YOUR INSTRUCTIONS: The data below should be restated word for word, with every picture omitted.

MATERIAL:
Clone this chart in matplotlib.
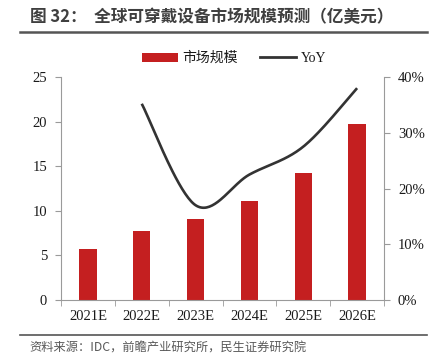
import numpy as np
import matplotlib
matplotlib.use("Agg")
import matplotlib.pyplot as plt
from matplotlib.lines import Line2D
from matplotlib.patches import Patch

plt.rcParams['font.family'] = ['Liberation Serif', 'Noto Sans CJK SC']

categories = ["2021E", "2022E", "2023E", "2024E", "2025E", "2026E"]
market_size = [5.7, 7.7, 9.1, 11.1, 14.2, 19.7]
yoy_categories = ["2022E", "2023E", "2024E", "2025E", "2026E"]
yoy = [35.2, 17.0, 22.5, 27.5, 38.0]
left_ticks = [0, 5, 10, 15, 20, 25]
right_ticks = [0, 10, 20, 30, 40]

BAR_RED = "#C41F20"
LINE_DARK = "#333333"
SPINE = "#9a9a9a"
TEXT = "#1a1a1a"

fig = plt.figure(figsize=(4.36, 3.61), dpi=100)
W, H = 436, 361
ax = fig.add_axes([61 / W, 1 - 300 / H, (384 - 61) / W, (300 - 77) / H])
ax2 = ax.twinx()

x = np.arange(len(categories))
ax.bar(x, market_size, width=0.32, color=BAR_RED, zorder=2)
ax.set_xlim(-0.5, len(categories) - 0.5)
ax.set_ylim(0, 25)
ax.set_yticks(left_ticks)
ax.set_yticklabels([str(t) for t in left_ticks], fontsize=10.5, color=TEXT)
ax.set_xticks(x)
ax.set_xticklabels(categories, fontsize=10.5, color=TEXT)
ax.set_xticks(np.arange(-0.5, len(categories), 1.0), minor=True)
ax.tick_params(axis='x', which='major', length=0, pad=7)
ax.tick_params(axis='x', which='minor', length=4, color=SPINE, direction='out')
ax.tick_params(axis='y', length=4, color=SPINE, pad=6)

# smoothed YoY line (Catmull-Rom Bezier, Excel-like)
yx = np.array([categories.index(c) for c in yoy_categories], dtype=float)
yy = np.array(yoy, dtype=float)
P = np.column_stack([yx, yy])
pts = []
n = len(P)
t = np.linspace(0, 1, 40)
for i in range(n - 1):
    p0 = P[i - 1] if i > 0 else P[i]
    p1 = P[i]
    p2 = P[i + 1]
    p3 = P[i + 2] if i + 2 < n else P[i + 1]
    c1 = p1 + (p2 - p0) / 6
    c2 = p2 - (p3 - p1) / 6
    seg = ((1 - t)[:, None] ** 3) * p1 + 3 * ((1 - t) ** 2 * t)[:, None] * c1 \
        + 3 * ((1 - t) * t ** 2)[:, None] * c2 + (t ** 3)[:, None] * p2
    pts.append(seg if i == 0 else seg[1:])
pts = np.vstack(pts)
ax2.plot(pts[:, 0], pts[:, 1], color=LINE_DARK, lw=1.9, zorder=3, solid_capstyle='butt')
ax2.set_ylim(0, 40)
ax2.set_yticks(right_ticks)
ax2.set_yticklabels([f"{t}%" for t in right_ticks], fontsize=10.5, color=TEXT)
ax2.tick_params(axis='y', length=4, color=SPINE, pad=6)

for a in (ax, ax2):
    a.spines['top'].set_visible(False)
    a.spines['left'].set_color(SPINE)
    a.spines['right'].set_color(SPINE)
    a.spines['bottom'].set_color(SPINE)
ax.spines['right'].set_visible(False)
ax2.spines['left'].set_visible(False)
ax2.spines['bottom'].set_visible(False)

# legend
handles = [Patch(facecolor=BAR_RED, edgecolor='none'),
           Line2D([0], [0], color=LINE_DARK, lw=2)]
leg = fig.legend(handles, ["市场规模", "YoY"], loc='center', bbox_to_anchor=(234 / W, 1 - 58 / H),
                 ncol=2, frameon=False, fontsize=10, handlelength=2.6, handleheight=0.6,
                 columnspacing=1.6, handletextpad=0.3)
for txt in leg.get_texts():
    txt.set_color(TEXT)
leg.get_texts()[0].set_fontfamily(['Noto Sans CJK SC'])
leg.get_texts()[0].set_fontweight('light')

# title and rules
fig.text(30 / W, 1 - 17 / H, "图 32：  全球可穿戴设备市场规模预测（亿美元）", fontsize=12,
         fontweight='bold', color="#3f3f3f", family=['Noto Sans CJK SC'], va='center', ha='left')
fig.add_artist(Line2D([20 / W, 427 / W], [1 - 32 / H, 1 - 32 / H], color="#555555", lw=1.8))
fig.add_artist(Line2D([20 / W, 427 / W], [1 - 335 / H, 1 - 335 / H], color="#555555", lw=1.2))
fig.text(29 / W, 1 - 348 / H, "资料来源：IDC，前瞻产业研究所，民生证券研究院", fontsize=8.8,
         color="#595959", family=['Noto Sans CJK SC'], va='center', ha='left')

fig.savefig("out.png", dpi=100)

EXPECTED OUTPUT:
Clone this chart in matplotlib.
import numpy as np
import matplotlib
matplotlib.use("Agg")
import matplotlib.pyplot as plt
from matplotlib.lines import Line2D
from matplotlib.patches import Patch

plt.rcParams['font.family'] = ['Liberation Serif', 'Noto Sans CJK SC']

categories = ["2021E", "2022E", "2023E", "2024E", "2025E", "2026E"]
market_size = [5.7, 7.7, 9.1, 11.1, 14.2, 19.7]
yoy_categories = ["2022E", "2023E", "2024E", "2025E", "2026E"]
yoy = [35.2, 17.0, 22.5, 27.5, 38.0]
left_ticks = [0, 5, 10, 15, 20, 25]
right_ticks = [0, 10, 20, 30, 40]

BAR_RED = "#C41F20"
LINE_DARK = "#333333"
SPINE = "#9a9a9a"
TEXT = "#1a1a1a"

fig = plt.figure(figsize=(4.36, 3.61), dpi=100)
W, H = 436, 361
ax = fig.add_axes([61 / W, 1 - 300 / H, (384 - 61) / W, (300 - 77) / H])
ax2 = ax.twinx()

x = np.arange(len(categories))
ax.bar(x, market_size, width=0.32, color=BAR_RED, zorder=2)
ax.set_xlim(-0.5, len(categories) - 0.5)
ax.set_ylim(0, 25)
ax.set_yticks(left_ticks)
ax.set_yticklabels([str(t) for t in left_ticks], fontsize=10.5, color=TEXT)
ax.set_xticks(x)
ax.set_xticklabels(categories, fontsize=10.5, color=TEXT)
ax.set_xticks(np.arange(-0.5, len(categories), 1.0), minor=True)
ax.tick_params(axis='x', which='major', length=0, pad=7)
ax.tick_params(axis='x', which='minor', length=4, color=SPINE, direction='out')
ax.tick_params(axis='y', length=4, color=SPINE, pad=6)

# smoothed YoY line (Catmull-Rom Bezier, Excel-like)
yx = np.array([categories.index(c) for c in yoy_categories], dtype=float)
yy = np.array(yoy, dtype=float)
P = np.column_stack([yx, yy])
pts = []
n = len(P)
t = np.linspace(0, 1, 40)
for i in range(n - 1):
    p0 = P[i - 1] if i > 0 else P[i]
    p1 = P[i]
    p2 = P[i + 1]
    p3 = P[i + 2] if i + 2 < n else P[i + 1]
    c1 = p1 + (p2 - p0) / 6
    c2 = p2 - (p3 - p1) / 6
    seg = ((1 - t)[:, None] ** 3) * p1 + 3 * ((1 - t) ** 2 * t)[:, None] * c1 \
        + 3 * ((1 - t) * t ** 2)[:, None] * c2 + (t ** 3)[:, None] * p2
    pts.append(seg if i == 0 else seg[1:])
pts = np.vstack(pts)
ax2.plot(pts[:, 0], pts[:, 1], color=LINE_DARK, lw=1.9, zorder=3, solid_capstyle='butt')
ax2.set_ylim(0, 40)
ax2.set_yticks(right_ticks)
ax2.set_yticklabels([f"{t}%" for t in right_ticks], fontsize=10.5, color=TEXT)
ax2.tick_params(axis='y', length=4, color=SPINE, pad=6)

for a in (ax, ax2):
    a.spines['top'].set_visible(False)
    a.spines['left'].set_color(SPINE)
    a.spines['right'].set_color(SPINE)
    a.spines['bottom'].set_color(SPINE)
ax.spines['right'].set_visible(False)
ax2.spines['left'].set_visible(False)
ax2.spines['bottom'].set_visible(False)

# legend
handles = [Patch(facecolor=BAR_RED, edgecolor='none'),
           Line2D([0], [0], color=LINE_DARK, lw=2)]
leg = fig.legend(handles, ["市场规模", "YoY"], loc='center', bbox_to_anchor=(234 / W, 1 - 58 / H),
                 ncol=2, frameon=False, fontsize=10, handlelength=2.6, handleheight=0.6,
                 columnspacing=1.6, handletextpad=0.3)
for txt in leg.get_texts():
    txt.set_color(TEXT)
leg.get_texts()[0].set_fontfamily(['Noto Sans CJK SC'])
leg.get_texts()[0].set_fontweight('light')

# title and rules
fig.text(30 / W, 1 - 17 / H, "图 32：  全球可穿戴设备市场规模预测（亿美元）", fontsize=12,
         fontweight='bold', color="#3f3f3f", family=['Noto Sans CJK SC'], va='center', ha='left')
fig.add_artist(Line2D([20 / W, 427 / W], [1 - 32 / H, 1 - 32 / H], color="#555555", lw=1.8))
fig.add_artist(Line2D([20 / W, 427 / W], [1 - 335 / H, 1 - 335 / H], color="#555555", lw=1.2))
fig.text(29 / W, 1 - 348 / H, "资料来源：IDC，前瞻产业研究所，民生证券研究院", fontsize=8.8,
         color="#595959", family=['Noto Sans CJK SC'], va='center', ha='left')

fig.savefig("out.png", dpi=100)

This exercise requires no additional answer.